Read my review on the Washington Post Web site:
Charles T. Downey, Hammering the Clavier: Valentina Lisitsa
Washington Post, May 22, 2009
The National Museum of Women in the Arts closed its season with a recital by Valentina Lisitsa on Wednesday night. The Ukrainian-American pianist unleashed a merciless two-hour assault on the museum’s timid Steinway, which did not really respond in terms of volume and tone. Lisitsa displayed plenty of technical skill and arm power but without the savvy to use it wisely. At the very least, limiting the loudest playing to climactic points would have helped create a greater sense of contrast.Valentina Lisitsa, piano
The only way to have wrung a larger sound from Beethoven’s infamous op. 106 sonata (“Hammerklavier,” B-flat major) would have involved bludgeoning the keyboard with a mallet. By contrast to the urbane, immaculately limned performance of the work by Till Fellner at the Austrian Embassy last week, Lisitsa seemed to sling and slap sound in the direction of the musical canvas, à la Jackson Pollock. At the end of the scherzo, played as fast as Beethoven’s metronome marking, the B-natural octaves were slammed manically back to the home key. The third movement’s tempo fluctuated wildly, weakening the score’s architecture, and many fast passages were at the edge of control.
Rachmaninoff’s first sonata (op. 28, D minor) was equally brash and impetuous, with the soupy second movement over-pedaled into a soporific haze. A Shostakovich prelude and fugue (no. 24, D minor) provided an austere beginning, the prelude solid with thunderous bass and the fugue a murky contrapuntal treatment of one of the prelude’s melodies.

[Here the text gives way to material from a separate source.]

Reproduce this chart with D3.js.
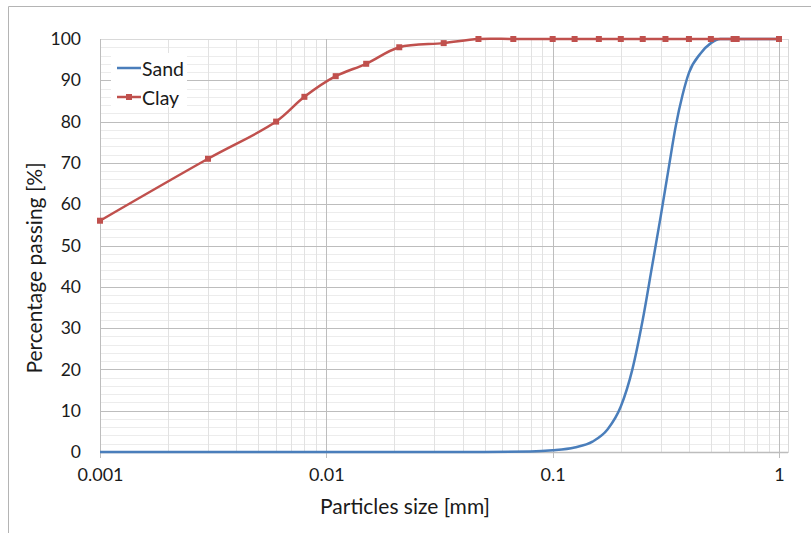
<!DOCTYPE html>
<html>
<head>
<meta charset="utf-8">
<script src="https://cdn.jsdelivr.net/npm/d3@7/dist/d3.min.js"></script>
<style>
  html, body { margin: 0; padding: 0; background: #fff; }
  svg { display: block; }
  text { font-family: Lato, "Open Sans", sans-serif; fill: #1a1a1a; }
</style>
</head>
<body>
<svg id="chart" width="811" height="533"></svg>
<script>
// Grain size distribution data (particle size in mm, percentage passing)
const sandSize    = [0.001, 0.01, 0.05, 0.08, 0.1, 0.125, 0.15, 0.175, 0.2, 0.225, 0.25, 0.275, 0.3, 0.325, 0.35, 0.375, 0.4, 0.45, 0.5, 0.55, 1];
const sandPassing = [0, 0, 0, 0.1, 0.4, 1.1, 2.5, 5.5, 11, 20, 32, 45, 57, 68.5, 79, 86.5, 91.8, 96.5, 99, 100, 100];

const claySize    = [0.001, 0.003, 0.006, 0.008, 0.011, 0.015, 0.021, 0.033, 0.047, 0.067, 0.1, 0.125, 0.16, 0.2, 0.25, 0.315, 0.4, 0.5, 0.63, 0.65, 1];
const clayPassing = [56, 71, 80, 86, 91, 94, 98, 99, 100, 100, 100, 100, 100, 100, 100, 100, 100, 100, 100, 100, 100];

const xTickValues = [0.001, 0.01, 0.1, 1];
const xTickLabels = ["0.001", "0.01", "0.1", "1"];
const yTickValues = [0, 10, 20, 30, 40, 50, 60, 70, 80, 90, 100];

const seriesNames = ["Sand", "Clay"];
const seriesColors = ["#4a7ebb", "#c0504d"];

const svg = d3.select("#chart");
const W = 811, H = 533;

// Plot geometry
const pLeft = 100, pTop = 39, pBottom = 452, pRight = 788;
const x = d3.scaleLog().domain([0.001, 1]).range([pLeft, 779]);
const y = d3.scaleLinear().domain([0, 100]).range([pBottom, pTop]);

// Chart frame (top and left edges)
svg.append("path")
  .attr("d", `M8.5,${H} L8.5,6.5 L${W},6.5`)
  .attr("fill", "none").attr("stroke", "#b4b4b4").attr("stroke-width", 1);

const grid = svg.append("g");

// Minor horizontal grid every 2 %
d3.range(2, 100, 2).filter(v => v % 10 !== 0).forEach(v => {
  grid.append("line")
    .attr("x1", pLeft).attr("x2", pRight)
    .attr("y1", Math.round(y(v)) + 0.5).attr("y2", Math.round(y(v)) + 0.5)
    .attr("stroke", "#ececec").attr("stroke-width", 1);
});

// Minor vertical grid at 2..9 of each decade
const minorX = [];
[0.001, 0.01, 0.1].forEach(d => { for (let k = 2; k <= 9; k++) minorX.push(d * k); });
minorX.filter(v => x(v) <= pRight).forEach(v => {
  grid.append("line")
    .attr("x1", Math.round(x(v)) + 0.5).attr("x2", Math.round(x(v)) + 0.5)
    .attr("y1", pTop).attr("y2", pBottom)
    .attr("stroke", "#e2e2e2").attr("stroke-width", 1);
});

// Major horizontal grid every 10 %
yTickValues.filter(v => v > 0).forEach(v => {
  grid.append("line")
    .attr("x1", pLeft).attr("x2", pRight)
    .attr("y1", Math.round(y(v)) + 0.5).attr("y2", Math.round(y(v)) + 0.5)
    .attr("stroke", "#bdbdbd").attr("stroke-width", 1);
});

// Plot-area border
grid.append("rect")
  .attr("x", pLeft + 0.5).attr("y", pTop + 0.5)
  .attr("width", pRight - pLeft).attr("height", pBottom - pTop)
  .attr("fill", "none").attr("stroke", "#d9d9d9");

// Major vertical grid at each decade, extending into outside tick marks
xTickValues.forEach(v => {
  grid.append("line")
    .attr("x1", Math.round(x(v)) + 0.5).attr("x2", Math.round(x(v)) + 0.5)
    .attr("y1", pTop).attr("y2", pBottom + 6)
    .attr("stroke", "#bdbdbd").attr("stroke-width", 1);
});

// Horizontal axis line
grid.append("line")
  .attr("x1", pLeft).attr("x2", pRight)
  .attr("y1", pBottom + 0.5).attr("y2", pBottom + 0.5)
  .attr("stroke", "#bdbdbd").attr("stroke-width", 1.5);

// Axis tick labels via d3 axes (lines hidden, tick text styled)
const yAxis = svg.append("g")
  .attr("transform", `translate(${pLeft},0)`)
  .call(d3.axisLeft(y).tickValues(yTickValues).tickSize(0).tickPadding(19));
yAxis.select(".domain").remove();
yAxis.selectAll("text")
  .style("font-family", "Lato, 'Open Sans', sans-serif")
  .style("font-size", "17.5px").attr("fill", "#1a1a1a");

const xAxis = svg.append("g")
  .attr("transform", `translate(0,${pBottom})`)
  .call(d3.axisBottom(x).tickValues(xTickValues).tickFormat((d, i) => xTickLabels[i]).tickSize(0).tickPadding(16));
xAxis.select(".domain").remove();
xAxis.selectAll("text")
  .style("font-family", "Lato, 'Open Sans', sans-serif")
  .style("font-size", "18px").attr("fill", "#1a1a1a");

// Axis titles
svg.append("text")
  .attr("x", 405).attr("y", 505)
  .attr("text-anchor", "middle").attr("dominant-baseline", "central")
  .style("font-size", "21px")
  .text("Particles size [mm]");

svg.append("text")
  .attr("transform", "translate(33,268) rotate(-90)")
  .attr("text-anchor", "middle").attr("dominant-baseline", "central")
  .style("font-size", "21px")
  .text("Percentage passing [%]");

// Series
const sand = sandSize.map((s, i) => ({ s, p: sandPassing[i] }));
const clay = claySize.map((s, i) => ({ s, p: clayPassing[i] }));

const sandLine = d3.line().x(d => x(d.s)).y(d => y(d.p)).curve(d3.curveMonotoneX);
const clayLine = d3.line().x(d => x(d.s)).y(d => y(d.p)).curve(d3.curveCatmullRom.alpha(0.5));

svg.append("path").datum(sand)
  .attr("d", sandLine).attr("fill", "none")
  .attr("stroke", seriesColors[0]).attr("stroke-width", 2.5);

svg.append("path").datum(clay)
  .attr("d", clayLine).attr("fill", "none")
  .attr("stroke", seriesColors[1]).attr("stroke-width", 2.5);

svg.append("g").selectAll("rect").data(clay).join("rect")
  .attr("x", d => x(d.s) - 3).attr("y", d => y(d.p) - 3)
  .attr("width", 6).attr("height", 6)
  .attr("fill", seriesColors[1]);

// Legend
const legend = svg.append("g");
legend.append("rect")
  .attr("x", 111).attr("y", 53).attr("width", 76).attr("height", 54)
  .attr("fill", "#fff");
seriesNames.forEach((name, i) => {
  const ly = 68 + i * 29;
  legend.append("line")
    .attr("x1", 117).attr("x2", 141).attr("y1", ly).attr("y2", ly)
    .attr("stroke", seriesColors[i]).attr("stroke-width", 2.5);
  if (i === 1) {
    legend.append("rect")
      .attr("x", 126).attr("y", ly - 3).attr("width", 6).attr("height", 6)
      .attr("fill", seriesColors[i]);
  }
  legend.append("text")
    .attr("x", 142).attr("y", ly)
    .attr("dominant-baseline", "central")
    .style("font-size", "19.5px")
    .text(name);
});
</script>
</body>
</html>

The theme of the Schubert B-flat impromptu (op. 142, no. 3) was light and airy, but the variations were often rushed, causing Lisitsa to tangle up some of the right-hand filigree in the second one.
Shenson Chamber Music Series
National Museum of Women in the Arts
Schubert, Impromptus (op. 142 / D. 935), no. 3 in B-flat major
Beethoven, Piano Sonata, op. 106 ("Hammerklavier")
Rachmaninoff, Piano Sonata No. 1
The 2010 season of the Shenson Chamber Music Series at the National Museum of Women in the Arts will feature recitals by Sara Daneshpour (February 10), Sofja Gülbadamova (April 21), and Sarah Coburn (May 19).